Local Anesthetic Girl

The use of low-level laser therapy may reverse soft-tissue anesthesia faster in pediatric dental patients, according to a study recently published in the International Journal of Paediatric Dentistry.

Anesthesia reversal not only cuts down on the risk of soft-tissue injuries, but it offers pediatric dentists greater control and adaptability during dental procedures, the authors wrote.

"Patients and their guardians will likely appreciate the ability to recover the sensation rapidly and return to normal activities without prolonged numbing effects," wrote the authors, led by Hend Othman of the faculty of dentistry at Alexandria University in Egypt (Int J Paediatr Dent, May 29, 2024).

Soft-tissue anesthesia following inferior alveolar nerve block (IANB) anesthesia can last a maximum of five hours. Therefore, reversing anesthesia after dental treatment sooner may help prevent patients from experiencing injuries to soft tissues, according to the study.

To investigate whether low-level therapy with a 660 nm diode laser can reverse anesthesia sooner, a randomized controlled clinical trial comprising 32 children ranging in age from 5 to 8 was included in the study. Of these children, 16 were given anesthesia, underwent a procedure like a restoration, and were exposed to laser therapy. The other 16 children were given anesthesia and underwent a procedure but did not receive laser therapy.

To monitor soft-tissue anesthesia reversal, lip tapping, the current perception threshold (CPT) test, and the pediatric functional assessment battery in which children were tested by being asked to grin broadly, say 10 words out loud, drink 3 oz. of water, and have drooling documented.

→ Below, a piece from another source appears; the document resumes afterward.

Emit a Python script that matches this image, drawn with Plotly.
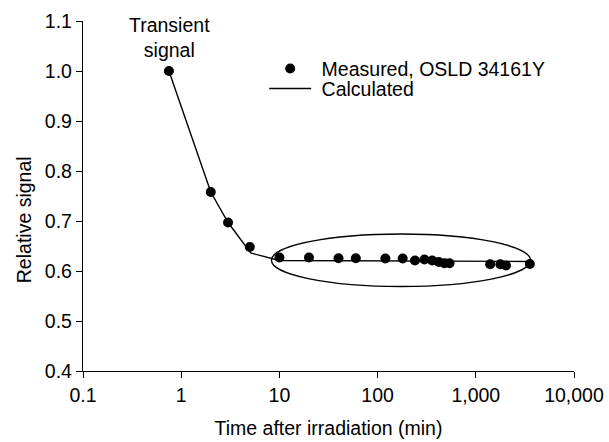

Compared to the control group, the children who underwent photobiomodulation showed significantly faster recovery to normal sensation (p < .0001), with a median time of 115 minutes based on lip tapping assessments and 60 minutes based on CPT tests, respectively, the authors wrote.

Also, the low-level laser therapy group showed considerably faster recovery to normal function (p = .016), and the occurrence of soft-tissue injuries in the form of redness was significantly higher in the control group (p = .022), they wrote.

The study had limitations. Since lasers can be costly to buy and maintain, this factor may limit their availability in some practices, the authors wrote.

To obtain more conclusive results, more studies that explore different wavelengths, combinations of two wavelengths, and energy densities in varying age groups should be conducted. Further research may lead to a further reduction in anesthetic time, which may lead to the development of a standard pediatric photobiomodulation protocol, the authors wrote.

"Photobiomodulation using a 660 nm diode laser can be considered as an efficient approach to minimize STA (soft tissue anesthesia) and STI (soft tissue injury) after dental interventions," Othman et al wrote.